# Anyone hunt a Drahthaar



## mclay03 (Dec 5, 2011)

wanted to know what you think about a drahthaar for duck hunting and as a family pet. also a breeder  thanks


----------



## silvertitan (Dec 5, 2011)

Get in touch with Ron Wilson. He has Gwp's. Located in Dallas, Ga. Google Wilson Wires. Mine LOVES the water, and will hunt anything that flies, walks, or burrows under the ground. Excellent family pet. She thinks my 5 year old is a litter mate.


----------



## wildlands (Dec 5, 2011)

Check out the VDD-GNA web site, also the SE hunt chapter of the VDD. Both sites will have a lot of good information and a list of breeders. I have trained my BGS with these guys for many years. There is a big difference between a GWP and a DD.  If I was a bird hunter/duck hunter and wanted a blood tracking dog then there is no doubt I would have a DD. Great versatile dogs that will protect your family when you are not there.


----------



## silvertitan (Dec 5, 2011)

There is a big difference between a dd and some gwp. I agree.


----------



## wildlands (Dec 6, 2011)

I thought about that later and yes some GWP. 
With the focus of GWP on birds most but not all have lost their ability to work consitantly as a versitle working dog.


----------



## JuliaH (Dec 6, 2011)

Ditto Ron!!!  And tell him I said hello 



silvertitan said:


> Get in touch with Ron Wilson. He has Gwp's. Located in Dallas, Ga. Google Wilson Wires. Mine LOVES the water, and will hunt anything that flies, walks, or burrows under the ground. Excellent family pet. She thinks my 5 year old is a litter mate.


----------



## DukTruk (Dec 6, 2011)

We've trained 2 of them and they are really, really good dogs.  Great temperament, extremely versatile.  They can do whatever you ask them.  Some of the Drathaar folks are "purists" and get snotty if their dogs are called GWP's.


----------



## JuliaH (Dec 6, 2011)

Same with the Kurzhaar folks...but the GWP, like the GSP, is very versatile and can/will do what they are trained for. A friend of mine uses his on waterfowl, doves, quail and another of his GSP does bloodtracking and is very good at treeing squirrels. 

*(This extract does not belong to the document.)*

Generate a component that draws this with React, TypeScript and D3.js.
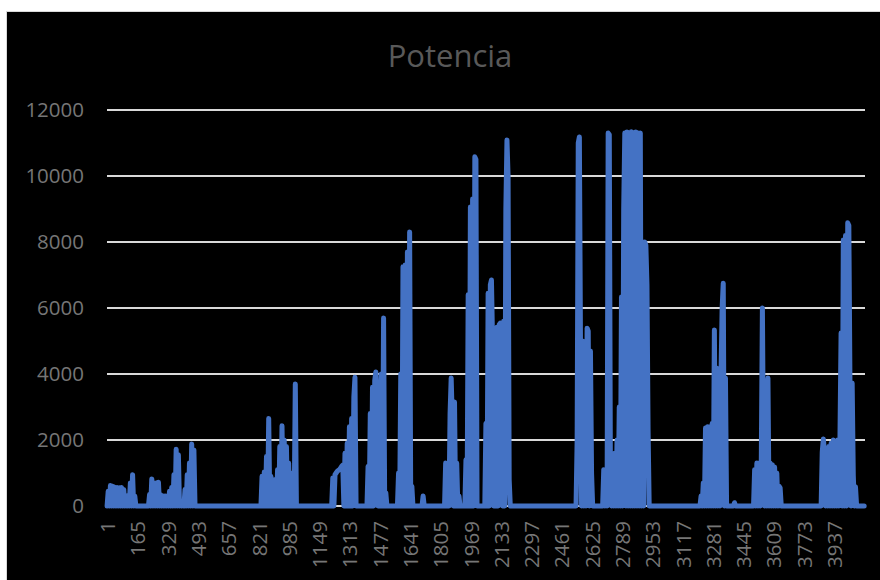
import { useEffect, useRef } from "react";
import * as d3 from "d3";

const chartTitle = "Potencia";
const pointCount = 4104;
const lastRow = 4100;
const rowStep = 6;
const xTickLabels = [1, 165, 329, 493, 657, 821, 985, 1149, 1313, 1477, 1641, 1805, 1969, 2133, 2297, 2461, 2625, 2789, 2953, 3117, 3281, 3445, 3609, 3773, 3937];
const yTicks = [0, 2000, 4000, 6000, 8000, 10000, 12000];

// Each burst: first row, then the readings every `rowStep` rows (the series swings
// between 0 and its envelope, which is what makes the bursts look solid).
const burstA1 = { start: 1, values: [0, 450, 0, 620, 0, 600, 0, 565, 0, 560, 0, 555, 0, 560, 0, 500, 0, 210, 0, 320, 0, 700, 0, 950, 0, 300, 0] };
const burstA2 = { start: 225, values: [0, 350, 0, 820, 0, 700, 0, 700, 0, 720, 0, 340, 0, 300, 0, 300, 0, 300, 0, 450, 0, 560, 0, 950, 0, 1720, 0, 1550, 0, 100, 0, 140, 0, 500, 0, 950, 0, 1300, 0, 1880, 0, 1700, 0] };
const burstB = { start: 834, values: [0, 900, 0, 1030, 0, 1500, 0, 2650, 0, 900, 0, 0, 0, 800, 0, 1100, 0, 1800, 0, 2430, 0, 2000, 0, 1800, 0, 1300, 0, 1000, 0, 600, 0, 3700, 0] };
const burstC = { start: 1217, values: [0, 850, 0, 950, 1000, 1050, 1080, 1100, 1150, 1200, 1240, 0, 1600, 0, 1900, 0, 2400, 0, 2650, 0, 3300, 3900, 0] };
const burstD = { start: 1408, values: [0, 1200, 0, 2800, 0, 3600, 0, 3800, 4060, 3500, 0, 800, 0, 4000, 0, 5700, 0, 400, 0] };
const burstE = { start: 1573, values: [0, 1000, 0, 4000, 0, 7250, 0, 7300, 0, 7700, 0, 8300, 0, 600, 0] };
const bumpE = { start: 1706, values: [0, 300, 0] };
const burstF = { start: 1828, values: [0, 1300, 0, 1250, 0, 2800, 3880, 2600, 0, 3150, 0, 1300, 0, 300, 0] };
const burstG = { start: 1938, values: [0, 1400, 0, 6400, 0, 9060, 0, 9300, 0, 10580, 10500, 0] };
const burstH = { start: 2046, values: [0, 2500, 0, 6450, 0, 6700, 6850, 5000, 0, 4500, 0, 5420, 0, 5500, 5540, 2000, 0, 5600, 0, 9000, 11090, 10000, 800, 0] };
const burstI = { start: 2540, values: [0, 2000, 11000, 11180, 5000, 0, 5000, 0, 4800, 0, 5390, 5300, 0, 4700, 1000, 0] };
const burstJ = { start: 2684, values: [0, 1100, 0, 1000, 0, 11300, 11250, 1090, 0, 1100, 0, 1600, 0, 2000, 0, 3000, 0, 6330, 0, 9000, 11300, 0, 11330, 0, 11300, 0, 11340, 0, 11300, 0, 11330, 0, 11300, 0, 11300, 0, 8000, 0, 8000, 7900, 6700, 2300, 0] };
const burstK = { start: 3211, values: [0, 300, 0, 700, 0, 2360, 0, 2400, 0, 2400, 0, 2500, 0, 5330, 0, 4180, 0, 4100, 0, 4000, 6000, 6750, 0, 3880, 0] };
const bumpK = { start: 3392, values: [0, 100, 0] };
const burstL = { start: 3501, values: [0, 1100, 0, 1300, 0, 1300, 0, 1350, 6000, 1300, 0, 1250, 0, 3880, 0, 1300, 0, 1250, 0, 1180, 0, 1000, 0, 600, 550, 0] };
const burstM = { start: 3867, values: [0, 1640, 2030, 1650, 0, 1700, 0, 1800, 0, 1900, 0, 2000, 0, 1900, 0, 2000, 0, 2100, 5240, 0, 8060, 0, 8200, 0, 8580, 8500, 3730, 0, 3730, 940, 0, 580, 0] };

const bursts = [burstA1, burstA2, burstB, burstC, burstD, burstE, bumpE, burstF, burstG, burstH, burstI, burstJ, burstK, bumpK, burstL, burstM];

function buildSeries(): [number, number][] {
  const rows: [number, number][] = [];
  bursts.forEach(b => b.values.forEach((v, k) => rows.push([b.start + k * rowStep, v])));
  rows.push([lastRow, 0]);
  return rows;
}

function render(svgEl: SVGSVGElement) {
  const width = 880;
  const height = 580;
  const font = "'Open Sans', 'Noto Sans', sans-serif";

  const svg = d3.select(svgEl).attr("width", width).attr("height", height);
  svg.selectAll("*").remove();

  svg.append("rect").attr("width", width).attr("height", height).attr("fill", "#fff");
  svg.append("rect")
    .attr("x", 6.5).attr("y", 11.5)
    .attr("width", width).attr("height", height)
    .attr("fill", "#000")
    .attr("stroke", "#d9d9d9");

  const x = d3.scaleLinear().domain([0.5, pointCount + 0.5]).range([107, 865]);
  const y = d3.scaleLinear().domain([0, 12000]).range([506, 110]);

  svg.append("text")
    .attr("x", 450).attr("y", 67)
    .attr("text-anchor", "middle")
    .attr("font-family", font)
    .attr("font-size", 31)
    .attr("fill", "#595959")
    .text(chartTitle);

  svg.append("g").selectAll("line")
    .data(yTicks)
    .enter().append("line")
    .attr("x1", x.range()[0]).attr("x2", x.range()[1])
    .attr("y1", d => y(d)).attr("y2", d => y(d))
    .attr("stroke", "#d9d9d9")
    .attr("stroke-width", 2);

  svg.append("g").selectAll("text")
    .data(yTicks)
    .enter().append("text")
    .attr("x", 84).attr("y", d => y(d) + 7)
    .attr("text-anchor", "end")
    .attr("font-family", font)
    .attr("font-size", 20.5)
    .attr("fill", "#767676")
    .text(d => String(d));

  svg.append("g").selectAll("text")
    .data(xTickLabels)
    .enter().append("text")
    .attr("transform", d => `translate(${x(d) + 8},521) rotate(-90)`)
    .attr("text-anchor", "end")
    .attr("font-family", font)
    .attr("font-size", 20.5)
    .attr("fill", "#767676")
    .text(d => String(d));

  const line = d3.line<[number, number]>()
    .x(d => x(d[0]))
    .y(d => y(d[1]));

  svg.append("path")
    .attr("d", line(buildSeries()))
    .attr("fill", "none")
    .attr("stroke", "#4472C4")
    .attr("stroke-width", 5)
    .attr("stroke-linejoin", "round")
    .attr("stroke-linecap", "round");
}

export default function App() {
  const svgRef = useRef<SVGSVGElement | null>(null);
  useEffect(() => {
    if (svgRef.current) render(svgRef.current);
  }, []);
  return (
    <div style={{ position: "absolute", left: 0, top: 0 }}>
      <svg ref={svgRef} style={{ display: "block" }}></svg>
    </div>
  );
}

My Senior Hunter GSP, in fact, will catch a squirrel and deliver it to me at times too... I keep telling her she is a BIRD dog, but she likes squirrels too..

When you have purists with any animal, you have a group of people who are interested in retaining all of the qualities of the original animals and that can be good and bad, but most are open minded. 

Julia



DukTruk said:


> We've trained 2 of them and they are really, really good dogs. Great temperament, extremely versatile. They can do whatever you ask them. Some of the Drathaar folks are "purists" and get snotty if their dogs are called GWP's.


----------



## rvick (Dec 7, 2011)

in the process of really tightening up my Draht on blood trailing. she found her first bona- fide wounded deer last month in the pouring rain, talking about 99% of the blood washed away. 350 yrd. track, deer was dead, have not had her on a live one yet. she has the retrieving down pat & loves to point. great dog, a pure package of energy.


----------



## bwood2006 (Jan 10, 2012)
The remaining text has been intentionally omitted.